Queensland’s climate has shifted south, research shows

The Courier-Mail, August 07, 2008

TAKING a dip in the ocean at Redcliffe these days is like swimming at Maryborough in 1950, new research has revealed.

Scientists say global warming sceptics should dip their toes in the water off a Queensland beach if they want proof the phenomenon exists.

They claim climate zones have moved south by more than 200km in the past 60 years, so Brisbane’s climate has moved to Byron Bay to make way for a more balmy weather pattern.

Australian Institute of Marine Science researcher Janice Lough revealed the findings in a paper published by the American Geophysical Union.

She said she was in no doubt the changes were due to global warming caused by increased greenhouse gas emissions from human activity.

“Sea surface temperatures are significantly warming along the northwest and northeast coasts of Australia – regions containing well-protected and internationally significant tropical marine ecosystems,” she says in the research paper.

Dr Lough looked at sea surface temperatures recorded by ships and from satellite technology from 1950 to 2007.

She analysed results from measurements taken as far north as Thursday Island in the Torres Strait and south to Coffs Harbour. She also analysed temperatures off the northwest coast of Australia.

She found sea surface temperatures had been rising by as much as 0.12C per decade, which, with no further increases in greenhouse gas emissions, would make waters off southeast Queensland 2C warmer within the next 100 years.

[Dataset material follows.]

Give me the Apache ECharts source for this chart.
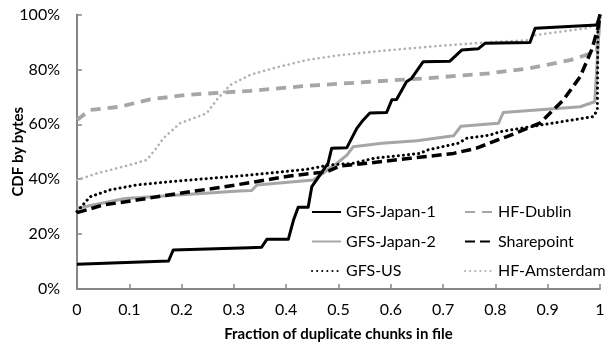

“Average climate zones have also shifted more than 200km south along the northeast coast and about half that distance along the northwest coast,” her paper concludes.

She said yesterday that a lot of the climate change literature was about the future.

“This paper was to show that this is happening now – and has already happened,” she said..

“This is down to global warming, due to human activities.”

“A rise of 0.1C every 10 years might not seem like a lot, but in scientific terms it is significant.

“Over 50 or 100 years, you are completely changing the climate region.”

She said while she believed the Great Barrier Reef would always be there, her findings showed there would be more coral bleaching and further disruption to marine ecology.

Professor Peter Grace, research director at the Queensland University of Technology Institute for Sustainable Resources, said the research gave further impetus to the need to invest in tactics to adapt to climate change.